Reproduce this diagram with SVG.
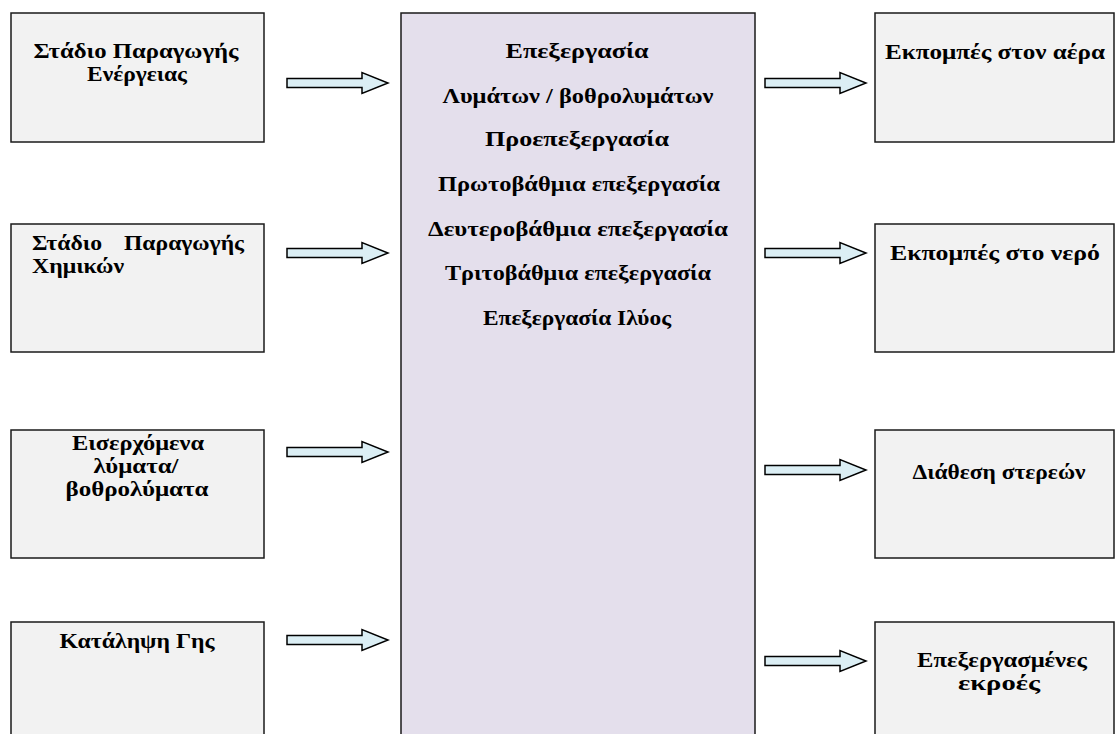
<svg xmlns="http://www.w3.org/2000/svg" xmlns:xlink="http://www.w3.org/1999/xlink" width="1115" height="734" viewBox="0 0 1115 734">
  <style>
    .box { fill: #f2f2f2; stroke: #1a1a1a; stroke-width: 1.5; }
    .core { fill: #e4dfec; stroke: #1a1a1a; stroke-width: 1.5; }
    .lbl { font-family: "Liberation Serif", "Times New Roman", serif; font-weight: bold; font-size: 20px; fill: #000; }
    .mid { text-anchor: middle; }
    .flow { fill: #dbeef4; stroke: #000; stroke-width: 1.5; stroke-linejoin: miter; }
  </style>
  <defs>
    <!-- block arrow: shaft then triangular head, pointing right, origin at tail centre -->
    <path id="blockArrow" d="M0 -4.5 H75 V-10.5 L101 0 L75 10.5 V4.5 H0 Z"/>
  </defs>

  <rect width="1115" height="734" fill="#ffffff"/>

  <!-- central treatment block -->
  <g id="treatment">
    <rect class="core" x="401" y="13" width="354" height="740"/>
    <text class="lbl mid" x="577" y="58" textLength="143" lengthAdjust="spacingAndGlyphs">Επεξεργασία</text>
    <text class="lbl mid" x="578" y="103" textLength="271" lengthAdjust="spacingAndGlyphs">Λυμάτων / βοθρολυμάτων</text>
    <text class="lbl mid" x="577" y="146" textLength="184" lengthAdjust="spacingAndGlyphs">Προεπεξεργασία</text>
    <text class="lbl mid" x="579" y="191" textLength="282" lengthAdjust="spacingAndGlyphs">Πρωτοβάθμια επεξεργασία</text>
    <text class="lbl mid" x="578" y="236" textLength="300" lengthAdjust="spacingAndGlyphs">Δευτεροβάθμια επεξεργασία</text>
    <text class="lbl mid" x="578" y="280" textLength="266" lengthAdjust="spacingAndGlyphs">Τριτοβάθμια επεξεργασία</text>
    <text class="lbl mid" x="577" y="325" textLength="188" lengthAdjust="spacingAndGlyphs">Επεξεργασία Ιλύος</text>
  </g>

  <!-- inputs -->
  <g id="energy">
    <rect class="box" x="11" y="13" width="253" height="129"/>
    <text class="lbl mid" x="136" y="58" textLength="205" lengthAdjust="spacingAndGlyphs">Στάδιο Παραγωγής</text>
    <text class="lbl mid" x="137" y="81" textLength="100" lengthAdjust="spacingAndGlyphs">Ενέργειας</text>
  </g>
  <g id="chemicals">
    <rect class="box" x="11" y="224" width="253" height="128"/>
    <text class="lbl" x="32" y="250" textLength="70" lengthAdjust="spacingAndGlyphs">Στάδιο</text>
    <text class="lbl" x="124" y="250" textLength="120" lengthAdjust="spacingAndGlyphs">Παραγωγής</text>
    <text class="lbl" x="32" y="273" textLength="92" lengthAdjust="spacingAndGlyphs">Χημικών</text>
  </g>
  <g id="influent">
    <rect class="box" x="11" y="430" width="253" height="128"/>
    <text class="lbl mid" x="138" y="450" textLength="132" lengthAdjust="spacingAndGlyphs">Εισερχόμενα</text>
    <text class="lbl mid" x="136" y="473" textLength="85" lengthAdjust="spacingAndGlyphs">λύματα/</text>
    <text class="lbl mid" x="137" y="496" textLength="143" lengthAdjust="spacingAndGlyphs">βοθρολύματα</text>
  </g>
  <g id="land">
    <rect class="box" x="11" y="622" width="253" height="130"/>
    <text class="lbl mid" x="137" y="648" textLength="155" lengthAdjust="spacingAndGlyphs">Κατάληψη Γης</text>
  </g>

  <!-- outputs -->
  <g id="air">
    <rect class="box" x="875" y="13" width="239" height="129"/>
    <text class="lbl mid" x="995" y="59" textLength="220" lengthAdjust="spacingAndGlyphs">Εκπομπές στον αέρα</text>
  </g>
  <g id="water">
    <rect class="box" x="875" y="224" width="239" height="128"/>
    <text class="lbl mid" x="995" y="260" textLength="210" lengthAdjust="spacingAndGlyphs">Εκπομπές στο νερό</text>
  </g>
  <g id="solids">
    <rect class="box" x="875" y="430" width="239" height="128"/>
    <text class="lbl mid" x="999" y="479" textLength="173" lengthAdjust="spacingAndGlyphs">Διάθεση στερεών</text>
  </g>
  <g id="effluent">
    <rect class="box" x="875" y="622" width="239" height="130"/>
    <text class="lbl mid" x="1002" y="667" textLength="170" lengthAdjust="spacingAndGlyphs">Επεξεργασμένες</text>
    <text class="lbl mid" x="999" y="690" textLength="82" lengthAdjust="spacingAndGlyphs">εκροές</text>
  </g>

  <!-- connectors -->
  <g id="connectors">
    <use class="flow" xlink:href="#blockArrow" transform="translate(287 83)"/>
    <use class="flow" xlink:href="#blockArrow" transform="translate(287 253)"/>
    <use class="flow" xlink:href="#blockArrow" transform="translate(287 452)"/>
    <use class="flow" xlink:href="#blockArrow" transform="translate(287 640)"/>
    <use class="flow" xlink:href="#blockArrow" transform="translate(765 83)"/>
    <use class="flow" xlink:href="#blockArrow" transform="translate(765 253)"/>
    <use class="flow" xlink:href="#blockArrow" transform="translate(765 470)"/>
    <use class="flow" xlink:href="#blockArrow" transform="translate(765 661)"/>
  </g>
</svg>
+ + + + + + +
▶ [What needs to be done]:
Transcribe each line above verbatim, with the pictures left out.

▶ [Task result]:
Reproduce this diagram with SVG.
<svg xmlns="http://www.w3.org/2000/svg" xmlns:xlink="http://www.w3.org/1999/xlink" width="1115" height="734" viewBox="0 0 1115 734">
  <style>
    .box { fill: #f2f2f2; stroke: #1a1a1a; stroke-width: 1.5; }
    .core { fill: #e4dfec; stroke: #1a1a1a; stroke-width: 1.5; }
    .lbl { font-family: "Liberation Serif", "Times New Roman", serif; font-weight: bold; font-size: 20px; fill: #000; }
    .mid { text-anchor: middle; }
    .flow { fill: #dbeef4; stroke: #000; stroke-width: 1.5; stroke-linejoin: miter; }
  </style>
  <defs>
    <!-- block arrow: shaft then triangular head, pointing right, origin at tail centre -->
    <path id="blockArrow" d="M0 -4.5 H75 V-10.5 L101 0 L75 10.5 V4.5 H0 Z"/>
  </defs>

  <rect width="1115" height="734" fill="#ffffff"/>

  <!-- central treatment block -->
  <g id="treatment">
    <rect class="core" x="401" y="13" width="354" height="740"/>
    <text class="lbl mid" x="577" y="58" textLength="143" lengthAdjust="spacingAndGlyphs">Επεξεργασία</text>
    <text class="lbl mid" x="578" y="103" textLength="271" lengthAdjust="spacingAndGlyphs">Λυμάτων / βοθρολυμάτων</text>
    <text class="lbl mid" x="577" y="146" textLength="184" lengthAdjust="spacingAndGlyphs">Προεπεξεργασία</text>
    <text class="lbl mid" x="579" y="191" textLength="282" lengthAdjust="spacingAndGlyphs">Πρωτοβάθμια επεξεργασία</text>
    <text class="lbl mid" x="578" y="236" textLength="300" lengthAdjust="spacingAndGlyphs">Δευτεροβάθμια επεξεργασία</text>
    <text class="lbl mid" x="578" y="280" textLength="266" lengthAdjust="spacingAndGlyphs">Τριτοβάθμια επεξεργασία</text>
    <text class="lbl mid" x="577" y="325" textLength="188" lengthAdjust="spacingAndGlyphs">Επεξεργασία Ιλύος</text>
  </g>

  <!-- inputs -->
  <g id="energy">
    <rect class="box" x="11" y="13" width="253" height="129"/>
    <text class="lbl mid" x="136" y="58" textLength="205" lengthAdjust="spacingAndGlyphs">Στάδιο Παραγωγής</text>
    <text class="lbl mid" x="137" y="81" textLength="100" lengthAdjust="spacingAndGlyphs">Ενέργειας</text>
  </g>
  <g id="chemicals">
    <rect class="box" x="11" y="224" width="253" height="128"/>
    <text class="lbl" x="32" y="250" textLength="70" lengthAdjust="spacingAndGlyphs">Στάδιο</text>
    <text class="lbl" x="124" y="250" textLength="120" lengthAdjust="spacingAndGlyphs">Παραγωγής</text>
    <text class="lbl" x="32" y="273" textLength="92" lengthAdjust="spacingAndGlyphs">Χημικών</text>
  </g>
  <g id="influent">
    <rect class="box" x="11" y="430" width="253" height="128"/>
    <text class="lbl mid" x="138" y="450" textLength="132" lengthAdjust="spacingAndGlyphs">Εισερχόμενα</text>
    <text class="lbl mid" x="136" y="473" textLength="85" lengthAdjust="spacingAndGlyphs">λύματα/</text>
    <text class="lbl mid" x="137" y="496" textLength="143" lengthAdjust="spacingAndGlyphs">βοθρολύματα</text>
  </g>
  <g id="land">
    <rect class="box" x="11" y="622" width="253" height="130"/>
    <text class="lbl mid" x="137" y="648" textLength="155" lengthAdjust="spacingAndGlyphs">Κατάληψη Γης</text>
  </g>

  <!-- outputs -->
  <g id="air">
    <rect class="box" x="875" y="13" width="239" height="129"/>
    <text class="lbl mid" x="995" y="59" textLength="220" lengthAdjust="spacingAndGlyphs">Εκπομπές στον αέρα</text>
  </g>
  <g id="water">
    <rect class="box" x="875" y="224" width="239" height="128"/>
    <text class="lbl mid" x="995" y="260" textLength="210" lengthAdjust="spacingAndGlyphs">Εκπομπές στο νερό</text>
  </g>
  <g id="solids">
    <rect class="box" x="875" y="430" width="239" height="128"/>
    <text class="lbl mid" x="999" y="479" textLength="173" lengthAdjust="spacingAndGlyphs">Διάθεση στερεών</text>
  </g>
  <g id="effluent">
    <rect class="box" x="875" y="622" width="239" height="130"/>
    <text class="lbl mid" x="1002" y="667" textLength="170" lengthAdjust="spacingAndGlyphs">Επεξεργασμένες</text>
    <text class="lbl mid" x="999" y="690" textLength="82" lengthAdjust="spacingAndGlyphs">εκροές</text>
  </g>

  <!-- connectors -->
  <g id="connectors">
    <use class="flow" xlink:href="#blockArrow" transform="translate(287 83)"/>
    <use class="flow" xlink:href="#blockArrow" transform="translate(287 253)"/>
    <use class="flow" xlink:href="#blockArrow" transform="translate(287 452)"/>
    <use class="flow" xlink:href="#blockArrow" transform="translate(287 640)"/>
    <use class="flow" xlink:href="#blockArrow" transform="translate(765 83)"/>
    <use class="flow" xlink:href="#blockArrow" transform="translate(765 253)"/>
    <use class="flow" xlink:href="#blockArrow" transform="translate(765 470)"/>
    <use class="flow" xlink:href="#blockArrow" transform="translate(765 661)"/>
  </g>
</svg>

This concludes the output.